The demonstrators are angry over living conditions at the facility holding some 19,000 people in a place designed for only about 3,000, with as many as 6,000 more spilling over into an olive grove and outside, and with conditions said to be inhumane.

The British newspaper The Telegraph and Newsweek reported the children were affected by the tear gas with police frantically trying to keep the protesters at bay as conditions worsened and reinforcements had to be called in from the mainland.

Volunteers used Coca-Cola to try to wash the tear gas out of the eyes of screaming children after riot police fired tear gas canisters at the demonstration that the paper said was peaceful but which Greek media said turned violent.

Raw sewage trickles between tents and container accommodation, sacks of rubbish are left uncollected and scabies is widespread, the paper reported as two dozen human rights groups and activists have complained the situation is inhumane and dire.

Afghan and Syrian women held up placards which read “Freedom” and “Moria is a Prison for Refugees” as they headed from the camp towards Mytilene, about five miles away.

When police blocked them, some staged a sit-in on the road while others tried to go round the police lines by scattering through fields and olive groves.

“People were attacked with tear gas even though it was peaceful,” a British volunteer helping refugees on Lesbos told The Telegraph.

“Women and children were beaten by the police. We helped people who had been affected by the gas by giving them Coca-Cola to wash with. People were crying. People collapsed,” said the volunteer, who did not want to be identified.

Franziska Grillmeier, a German journalist working on the island, said: “There was a lot of tear gas, it was constant. Fires broke out in the olive groves and firemen had to be called. Everybody who was there was tear gassed, including babies and small children.

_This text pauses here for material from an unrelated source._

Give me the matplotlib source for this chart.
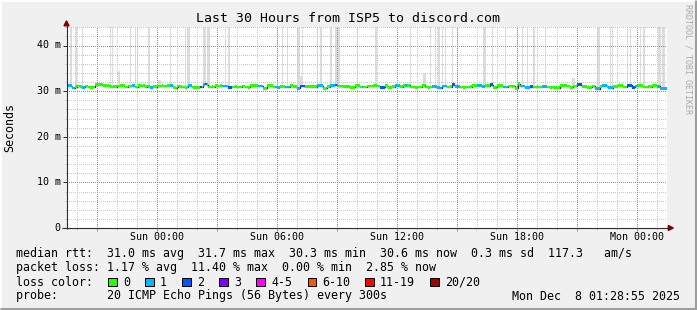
import numpy as np
import matplotlib
matplotlib.use('Agg')
import matplotlib.pyplot as plt
import matplotlib.transforms as mtrans
from matplotlib.patches import Rectangle, Polygon
from matplotlib.lines import Line2D

# ------------------------------------------------------------------ data
title = "Last 30 Hours from ISP5 to discord.com"
start_hour = -4.5          # hours relative to Sun 00:00
step_hours = 5 / 60        # 300 s samples

median_ms = [
    31.2, 31.3, 31.2, 30.8, 30.7, 31.0, 31.1, 31.1, 31.0, 30.8, 30.8, 31.1, 31.1, 30.9, 30.8, 30.8, 30.9, 31.4, 31.5, 31.5,
    31.5, 31.4, 31.2, 31.2, 31.1, 31.2, 31.0, 30.9, 31.0, 31.0, 31.1, 31.1, 31.3, 31.3, 31.2, 30.9, 30.9, 31.1, 31.1, 31.25,
    31.2, 30.9, 30.9, 31.2, 31.2, 31.1, 31.2, 31.0, 31.1, 31.0, 30.85, 30.85, 31.0, 31.0, 31.1, 31.1, 31.1, 31.2, 31.1, 31.1,
    31.3, 31.3, 31.3, 31.2, 30.8, 30.7, 31.0, 31.1, 31.0, 30.9, 30.9, 30.8, 30.9, 31.25, 31.2, 30.9, 30.85, 30.8, 30.9, 30.85,
    30.9, 30.9, 31.5, 31.55, 31.4, 30.9, 30.9, 31.0, 30.9, 31.2, 31.2, 31.1, 31.2, 31.1, 31.1, 31.15, 31.1, 30.85, 30.8, 30.9,
    30.9, 30.95, 30.9, 30.9, 30.9, 31.1, 31.1, 30.9, 30.9, 30.85, 31.2, 31.2, 31.25, 31.2, 31.2, 31.1, 31.1, 31.1, 30.6, 30.65,
    31.2, 31.2, 31.25, 31.2, 30.9, 30.9, 30.9, 30.85, 31.0, 31.05, 31.0, 30.9, 30.9, 30.9, 31.3, 31.3, 31.0, 31.0, 30.6, 30.6,
    31.1, 31.15, 31.1, 31.0, 31.0, 31.05, 31.0, 30.95, 31.0, 31.0, 31.25, 31.3, 31.25, 31.2, 30.6, 30.6, 31.05, 31.0, 31.3, 31.3,
    31.3, 31.35, 31.3, 31.1, 31.1, 31.1, 31.0, 31.0, 30.95, 31.0, 30.85, 30.85, 30.8, 31.2, 31.2, 31.2, 30.9, 30.9, 30.9, 30.9,
    31.1, 31.1, 31.15, 31.1, 31.25, 31.25, 31.1, 31.1, 30.85, 30.85, 30.85, 31.2, 31.2, 30.85, 30.85, 31.0, 31.0, 31.2, 31.2, 31.2,
    31.0, 31.0, 31.25, 31.25, 31.2, 31.25, 30.9, 30.9, 30.9, 30.85, 30.9, 30.9, 30.9, 31.3, 31.3, 30.9, 30.9, 30.85, 30.9, 31.05,
    31.05, 31.0, 30.75, 30.75, 30.7, 31.1, 31.1, 31.1, 30.9, 30.9, 30.95, 31.4, 31.4, 31.05, 31.05, 31.0, 30.9, 30.9, 30.85, 30.9,
    30.9, 30.9, 30.95, 31.2, 31.2, 31.25, 31.3, 31.3, 31.3, 31.05, 31.05, 31.2, 31.2, 31.2, 31.4, 31.4, 30.85, 30.85, 31.2, 31.2,
    31.2, 31.2, 30.9, 30.9, 30.9, 31.1, 31.1, 31.05, 31.1, 30.6, 30.6, 31.6, 31.1, 31.1, 31.1, 30.85, 30.85, 30.85, 31.0, 31.0,
    30.9, 30.9, 30.95, 30.9, 30.9, 31.05, 31.05, 31.05, 30.9, 30.9, 30.85, 30.9, 30.75, 30.75, 30.7, 30.75, 31.2, 31.2, 31.25, 31.2,
    31.1, 31.1, 30.85, 30.85, 31.1, 31.1, 31.5, 31.5, 31.45, 31.05, 31.05, 31.0, 30.85, 30.85, 30.85, 31.1, 31.1, 30.55, 30.5, 30.55,
    31.05, 31.2, 31.2, 31.2, 31.05, 30.75, 30.75, 30.75, 31.05, 31.05, 31.05, 31.2, 31.2, 31.2, 30.9, 30.9, 31.25, 31.25, 31.25, 30.85,
    30.85, 31.1, 31.1, 31.2, 31.2, 31.2, 30.9, 30.9, 30.9, 31.0, 31.0, 31.2, 31.2, 31.2, 31.05, 31.05, 30.6, 30.6, 30.6, 30.6,
]

loss_count = [
    1, 1, 1, 1, 1, 0, 0, 0, 0, 1, 1, 0, 0, 0, 0, 0, 0, 0, 0, 0,
    0, 0, 0, 0, 0, 0, 0, 0, 0, 0, 0, 0, 0, 0, 0, 0, 0, 0, 0, 1,
    1, 0, 0, 0, 0, 0, 0, 0, 0, 0, 1, 1, 0, 0, 0, 0, 0, 0, 0, 0,
    0, 0, 1, 1, 0, 0, 0, 0, 0, 0, 0, 0, 0, 1, 1, 0, 0, 0, 0, 0,
    3, 0, 1, 2, 0, 0, 0, 0, 0, 0, 0, 0, 0, 1, 1, 1, 1, 2, 2, 0,
    0, 0, 0, 0, 0, 0, 0, 0, 0, 0, 0, 0, 0, 0, 0, 1, 1, 1, 0, 0,
    0, 0, 0, 0, 0, 1, 1, 1, 0, 0, 0, 1, 1, 1, 0, 0, 0, 0, 1, 1,
    2, 2, 2, 0, 0, 0, 0, 0, 0, 0, 1, 1, 1, 1, 0, 0, 0, 0, 1, 1,
    1, 2, 1, 0, 0, 0, 0, 0, 0, 0, 0, 0, 0, 0, 0, 0, 0, 1, 0, 0,
    0, 0, 0, 0, 0, 0, 0, 0, 2, 2, 2, 0, 0, 0, 0, 0, 0, 1, 1, 1,
    0, 0, 0, 1, 0, 0, 0, 0, 0, 0, 0, 0, 0, 0, 0, 0, 0, 0, 0, 1,
    1, 1, 1, 1, 1, 1, 1, 1, 0, 0, 0, 2, 2, 1, 1, 1, 0, 0, 0, 0,
    0, 0, 0, 0, 0, 0, 1, 1, 1, 1, 1, 0, 0, 0, 2, 2, 0, 0, 0, 0,
    0, 0, 1, 1, 1, 0, 0, 0, 0, 0, 0, 0, 1, 1, 1, 1, 1, 1, 2, 2,
    0, 0, 0, 0, 0, 1, 1, 1, 0, 0, 0, 0, 0, 0, 0, 0, 0, 0, 0, 0,
    0, 0, 0, 0, 0, 0, 2, 2, 2, 0, 0, 0, 0, 0, 0, 0, 0, 1, 1, 1,
    0, 1, 1, 1, 0, 1, 1, 1, 0, 0, 0, 0, 0, 0, 0, 0, 2, 2, 2, 2,
    2, 1, 1, 0, 0, 0, 0, 0, 0, 0, 0, 0, 0, 0, 1, 1, 1, 1, 1, 1,
]

# samples whose ping spread (smoke) reaches above the chart top
smoke_full_idx = [0, 2, 5, 9, 26, 27, 38, 41, 42, 49, 62, 71, 72, 73, 82, 83, 84, 85, 95, 97,
                  126, 129, 132, 138, 139, 141, 150, 152, 158, 161, 162, 163, 174, 185, 206,
                  218, 221, 223, 225, 227, 231, 234, 250, 251, 255, 263, 270, 273, 276, 280,
                  287, 318, 319, 326, 327, 336, 338, 344, 346, 355, 356, 357, 358]
# samples with a smaller smoke spread
smoke_short_idx = [31, 55, 56, 140, 214, 215, 303, 304]
smoke_short_top = [34.5, 32.4, 32.4, 33.4, 34.0, 34.0, 32.8, 32.8]

xtick_hours = [0, 6, 12, 18, 24]
xtick_labels = ['Sun 00:00', 'Sun 06:00', 'Sun 12:00', 'Sun 18:00', 'Mon 00:00']
ytick_values = [0, 10, 20, 30, 40]
ytick_labels = ['0', '10 m', '20 m', '30 m', '40 m']

loss_labels = ['0', '1', '2', '3', '4-5', '6-10', '11-19', '20/20']
loss_colors = ['#26ff00', '#00b8ff', '#0059ff', '#7e00ff', '#ff00ff', '#ff5500', '#ff0000', '#a10000']

rtt_line = 'median rtt:  31.0 ms avg  31.7 ms max  30.3 ms min  30.6 ms now  0.3 ms sd  117.3   am/s'
loss_line = 'packet loss: 1.17 % avg  11.40 % max  0.00 % min  2.85 % now'
probe_line = 'probe:       20 ICMP Echo Pings (56 Bytes) every 300s'
timestamp = 'Mon Dec  8 01:28:55 2025'

# ------------------------------------------------------------------ style / layout
plt.rcParams['font.family'] = ['DejaVu Sans Mono']
W, H = 697, 310
AX_L, AX_R, AX_B, AX_T = 66.5, 666.5, 228.0, 27.25
Y_MAX = 44.0
BACK = '#f0f0f0'
AXIS_C = '#2c2c2c'
ARROW_C = '#7f0000'
GRID_C = '#c8c8c8'
MGRID_C = '#ff6464'
SMOKE_C = '#dcdcdc'

fig = plt.figure(figsize=(W / 100, H / 100), dpi=100)
fig.patch.set_facecolor(BACK)


def fx(x):
    return x / W


def fy(y):
    return 1 - y / H


ax = fig.add_axes([fx(AX_L), fy(AX_B), (AX_R - AX_L) / W, (AX_B - AX_T) / H])
n = len(median_ms)
x_end = start_hour + n * step_hours
ax.set_xlim(start_hour, x_end)
ax.set_ylim(0, Y_MAX)
ax.set_facecolor('white')
for s in ax.spines.values():
    s.set_visible(False)
ax.set_xticks([])
ax.set_yticks([])

px = 0.72
PX_PER_H = (AX_R - AX_L) / (x_end - start_hour)
PX_PER_MS = (AX_B - AX_T) / Y_MAX

# dotted grid: 1 px on / 1 px off, snapped to pixel centres, dash phase half a pixel
dot = (0.5, (1, 1))
for h in range(int(np.ceil(start_hour)), int(x_end) + 1):
    c = MGRID_C if h % 3 == 0 else GRID_C
    ln = ax.axvline(h, color=c, lw=px, ls=dot, zorder=2 if h % 3 else 2.1)
    ln.set_snap(True)
for v in range(2, int(Y_MAX) + 1, 2):
    c = MGRID_C if v % 10 == 0 else GRID_C
    ln = ax.axhline(v, color=c, lw=px, ls=dot, zorder=2 if v % 10 else 2.1)
    ln.set_snap(True)

t = start_hour + np.arange(n + 1) * step_hours
med = np.array(median_ms)

# smoke
fi = np.array(smoke_full_idx)
ax.bar(t[fi], Y_MAX + 5 - med[fi], bottom=med[fi], width=step_hours, align='edge',
       color=SMOKE_C, linewidth=0, zorder=1)
si = np.array(smoke_short_idx)
ax.bar(t[si], np.array(smoke_short_top) - med[si], bottom=med[si], width=step_hours,
       align='edge', color=SMOKE_C, linewidth=0, zorder=1)


def loss_class(c):
    if c <= 3:
        return c
    if c <= 5:
        return 4
    if c <= 10:
        return 5
    if c <= 19:
        return 6
    return 7


cls = [loss_class(c) for c in loss_count]

# dark median line
ax.step(t, np.append(med, med[-1]), where='post', color='#202020', lw=0.9, zorder=3)
# loss coloured band
bw = 0.3
i = 0
while i < n:
    j = i
    while j + 1 < n and cls[j + 1] == cls[i]:
        j += 1
    xs = t[i:j + 2]
    ys = np.append(med[i:j + 1], med[j])
    ax.fill_between(xs, ys - bw, ys + bw, step='post', color=loss_colors[cls[i]],
                    linewidth=0, zorder=4)
    i = j + 1


def fline(x0, y0, x1, y1, color, lw=px):
    ln = Line2D([fx(x0), fx(x1)], [fy(y0), fy(y1)], color=color, lw=lw,
                transform=fig.transFigure, solid_capstyle='butt')
    ln.set_snap(True)
    fig.add_artist(ln)


# ticks on y axis
for v in range(0, int(Y_MAX) + 1, 2):
    yy = AX_B - v * PX_PER_MS
    if v % 10 == 0:
        fline(62.5, yy, AX_L, yy, AXIS_C)
    else:
        fline(64.5, yy, AX_L, yy, GRID_C)
# ticks on x axis
for h in range(int(np.ceil(start_hour)), int(x_end) + 1):
    xx = AX_L + (h - start_hour) * PX_PER_H
    if h % 3 == 0:
        fline(xx, AX_B, xx, AX_B + 3, MGRID_C)
    else:
        fline(xx, AX_B, xx, AX_B + 2, GRID_C)

fline(AX_L, AX_B + 0.5, AX_L, 24, AXIS_C, lw=0.8)
fline(62, AX_B, 669, AX_B, AXIS_C, lw=0.8)
fig.add_artist(Polygon([[fx(64.0), fy(25.8)], [fx(69.0), fy(25.8)], [fx(66.5), fy(20.8)]],
                       closed=True, color=ARROW_C, transform=fig.transFigure))
fig.add_artist(Polygon([[fx(668.3), fy(225.5)], [fx(668.3), fy(230.5)], [fx(673.3), fy(228)]],
                       closed=True, color=ARROW_C, transform=fig.transFigure))

# border (3d shade)
fline(0, 0.5, W, 0.5, '#ffffff', lw=1.4)
fline(0.5, 0, 0.5, H, '#ffffff', lw=1.4)
fline(0, H - 1.5, W, H - 1.5, '#9e9e9e', lw=2.2)
fline(W - 1.5, 0, W - 1.5, H, '#9e9e9e', lw=2.2)

# ------------------------------------------------------------------ text
fig.text(fx(348.5), fy(19), title, ha='center', va='center', fontsize=9.5)
fig.text(fx(10), fy(128), 'Seconds', rotation=90, ha='center', va='center', fontsize=8.4)
fig.text(fx(688), fy(4), 'RRDTOOL / TOBI OETIKER', rotation=270, ha='center', va='top',
         fontsize=6.0, color='#aaaaaa')

tx = mtrans.blended_transform_factory(ax.transData, fig.transFigure)
for h, lab in zip(xtick_hours, xtick_labels):
    ax.text(h, fy(237.5), lab, transform=tx, ha='center', va='center', fontsize=7.2)
ty = mtrans.blended_transform_factory(fig.transFigure, ax.transData)
for v, lab in zip(ytick_values, ytick_labels):
    ax.text(fx(60.5), v, lab, transform=ty, ha='right', va='center', fontsize=7.2)

LFS = 8.4
row_y = [254, 268, 282, 296]
fig.text(fx(16), fy(row_y[0]), rtt_line, ha='left', va='center', fontsize=LFS)
fig.text(fx(16), fy(row_y[1]), loss_line, ha='left', va='center', fontsize=LFS)
fig.text(fx(16), fy(row_y[2]), 'loss color:', ha='left', va='center', fontsize=LFS)
for x, lab, c in zip([108, 145, 182, 219, 256, 307.5, 365, 430], loss_labels, loss_colors):
    fig.add_artist(Rectangle((fx(x), fy(row_y[2] + 4.3)), 8.5 / W, 8.5 / H, facecolor=c,
                             edgecolor='black', lw=0.72, transform=fig.transFigure))
    fig.text(fx(x + 15), fy(row_y[2]), lab, ha='left', va='center', fontsize=LFS)
fig.text(fx(16), fy(row_y[3]), probe_line, ha='left', va='center', fontsize=LFS)
fig.text(fx(680), fy(row_y[3]), timestamp, ha='right', va='center', fontsize=LFS)

fig.savefig('out.png', dpi=100, facecolor=BACK)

“Children were crying and in panic – they couldn’t catch their breath, they had respiratory problems. The parents brought their babies and kids on the march because there are no safe spaces in the camp in which to leave them.”
On Lesbos, “The vast majority are families from Afghanistan and Syria, over a third are children and many are living in tents and makeshift shelters without access to power, heating or hot water. It’s filthy. There aren’t enough latrines and showers,” said Boris Cheshirkov, spokesman in Greece for the United Nations High Commissioner for Refugees.

The refugees and migrants are also frustrated over delays in asylum applications that can take two years and longer to process, which the New Democracy government said it would accelerate although the backlog is said to be nearly 90,000 cases.

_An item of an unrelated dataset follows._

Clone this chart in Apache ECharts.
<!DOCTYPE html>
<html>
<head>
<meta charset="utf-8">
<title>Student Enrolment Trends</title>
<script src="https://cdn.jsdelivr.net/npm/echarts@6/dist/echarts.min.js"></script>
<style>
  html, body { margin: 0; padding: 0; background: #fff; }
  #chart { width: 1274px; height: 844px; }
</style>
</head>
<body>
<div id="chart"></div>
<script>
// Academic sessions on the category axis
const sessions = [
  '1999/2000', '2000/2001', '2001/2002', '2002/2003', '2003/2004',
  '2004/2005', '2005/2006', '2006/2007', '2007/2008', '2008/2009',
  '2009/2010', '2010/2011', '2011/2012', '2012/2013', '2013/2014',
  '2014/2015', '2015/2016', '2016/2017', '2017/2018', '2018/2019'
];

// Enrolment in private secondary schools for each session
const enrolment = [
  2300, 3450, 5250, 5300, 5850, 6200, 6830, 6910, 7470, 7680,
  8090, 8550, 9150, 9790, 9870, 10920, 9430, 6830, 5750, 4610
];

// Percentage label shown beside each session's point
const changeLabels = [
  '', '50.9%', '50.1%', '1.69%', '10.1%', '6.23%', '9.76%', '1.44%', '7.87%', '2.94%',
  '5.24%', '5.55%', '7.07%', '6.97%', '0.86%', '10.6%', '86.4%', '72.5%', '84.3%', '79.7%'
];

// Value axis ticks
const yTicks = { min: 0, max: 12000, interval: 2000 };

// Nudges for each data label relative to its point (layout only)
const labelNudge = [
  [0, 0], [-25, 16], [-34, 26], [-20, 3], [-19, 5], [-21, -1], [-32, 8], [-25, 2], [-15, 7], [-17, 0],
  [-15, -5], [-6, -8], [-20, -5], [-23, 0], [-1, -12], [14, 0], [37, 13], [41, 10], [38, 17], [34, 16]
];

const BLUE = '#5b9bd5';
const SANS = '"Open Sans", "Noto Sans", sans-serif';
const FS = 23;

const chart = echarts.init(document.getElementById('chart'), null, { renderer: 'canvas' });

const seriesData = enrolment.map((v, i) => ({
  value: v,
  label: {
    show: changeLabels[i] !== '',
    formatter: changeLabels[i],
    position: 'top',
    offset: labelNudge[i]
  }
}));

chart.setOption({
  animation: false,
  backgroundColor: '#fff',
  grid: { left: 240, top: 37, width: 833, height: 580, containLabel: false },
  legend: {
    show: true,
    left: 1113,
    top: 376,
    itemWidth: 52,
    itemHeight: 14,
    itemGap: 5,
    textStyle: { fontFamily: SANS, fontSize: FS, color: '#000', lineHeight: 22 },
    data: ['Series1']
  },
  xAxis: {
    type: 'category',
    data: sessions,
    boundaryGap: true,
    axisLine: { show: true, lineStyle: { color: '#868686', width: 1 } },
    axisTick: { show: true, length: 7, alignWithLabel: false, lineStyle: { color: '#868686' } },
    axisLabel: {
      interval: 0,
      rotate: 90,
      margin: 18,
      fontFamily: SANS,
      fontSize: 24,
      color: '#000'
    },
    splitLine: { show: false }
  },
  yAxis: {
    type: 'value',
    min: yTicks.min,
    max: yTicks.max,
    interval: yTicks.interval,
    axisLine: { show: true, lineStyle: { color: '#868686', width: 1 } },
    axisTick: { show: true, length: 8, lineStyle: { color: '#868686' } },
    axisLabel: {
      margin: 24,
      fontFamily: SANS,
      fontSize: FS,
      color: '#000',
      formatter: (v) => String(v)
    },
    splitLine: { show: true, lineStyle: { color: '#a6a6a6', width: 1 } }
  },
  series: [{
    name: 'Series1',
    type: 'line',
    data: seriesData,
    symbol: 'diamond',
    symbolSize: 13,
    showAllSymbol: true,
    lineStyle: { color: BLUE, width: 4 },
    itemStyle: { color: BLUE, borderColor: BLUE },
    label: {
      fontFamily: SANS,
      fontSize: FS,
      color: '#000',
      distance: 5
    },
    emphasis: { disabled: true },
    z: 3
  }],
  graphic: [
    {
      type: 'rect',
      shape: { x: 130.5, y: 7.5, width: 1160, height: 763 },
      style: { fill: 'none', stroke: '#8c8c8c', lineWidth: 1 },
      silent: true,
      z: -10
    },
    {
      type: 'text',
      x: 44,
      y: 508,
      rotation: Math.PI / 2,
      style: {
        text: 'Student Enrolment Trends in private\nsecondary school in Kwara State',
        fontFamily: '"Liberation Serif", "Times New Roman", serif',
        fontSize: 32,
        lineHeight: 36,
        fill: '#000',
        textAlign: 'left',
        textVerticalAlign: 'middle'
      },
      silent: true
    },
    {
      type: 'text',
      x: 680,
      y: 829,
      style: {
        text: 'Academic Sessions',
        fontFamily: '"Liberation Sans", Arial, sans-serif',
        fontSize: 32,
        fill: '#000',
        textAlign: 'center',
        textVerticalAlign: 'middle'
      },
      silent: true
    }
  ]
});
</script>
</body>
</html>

In an interview with Newsweek, Cheshirkov said he had heard reports of migrants and asylum seekers being teargassed during the protests.

In a Twitter post, Grillmeier shared a video of a father from Afghanistan and his two children, aged 11 and six, with the family claiming to have been teargassed by police.

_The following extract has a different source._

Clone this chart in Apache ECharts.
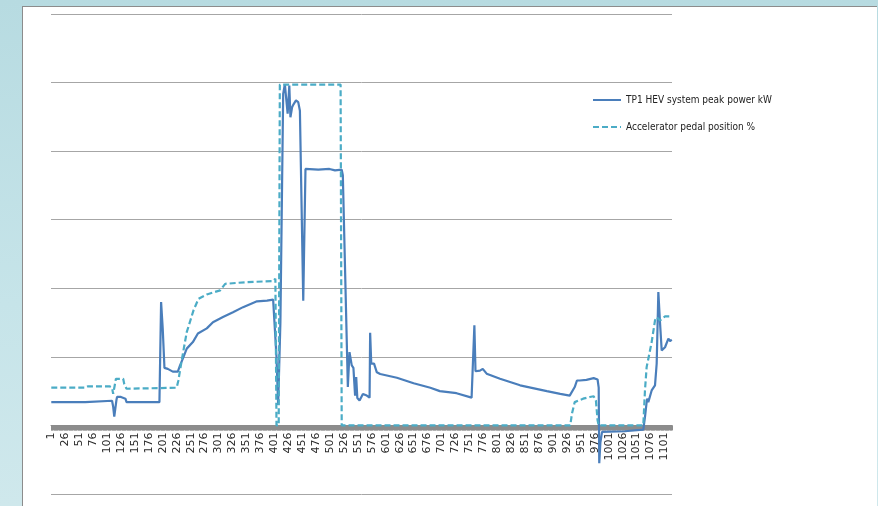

“I didn’t come here for money, I came here for safety and for my kids to have an education,” the father says, according to a translation provided by Grillmeier, as his eldest child can be seen sitting on the grass and crying. Both children, Grillmeier says, had been “heavily tear-gassed.”

Children were seen fleeing armed police wearing riot gear, while other photos appear to show protesters throwing smoke bombs as fires break out outside the camp.

Speaking under condition of anonymity, a member of the Hellenic Police told Newsweek that the only thing they could confirm was police tried to stop protesters from making their way to the city center.

“Some people tried to go from the camp in Moria to downtown in Lesbos and some of them (wanted) to come in the center of the town,” the individual said. “The police forces were in the middle of the road…but some of them finally got to the route downtown.”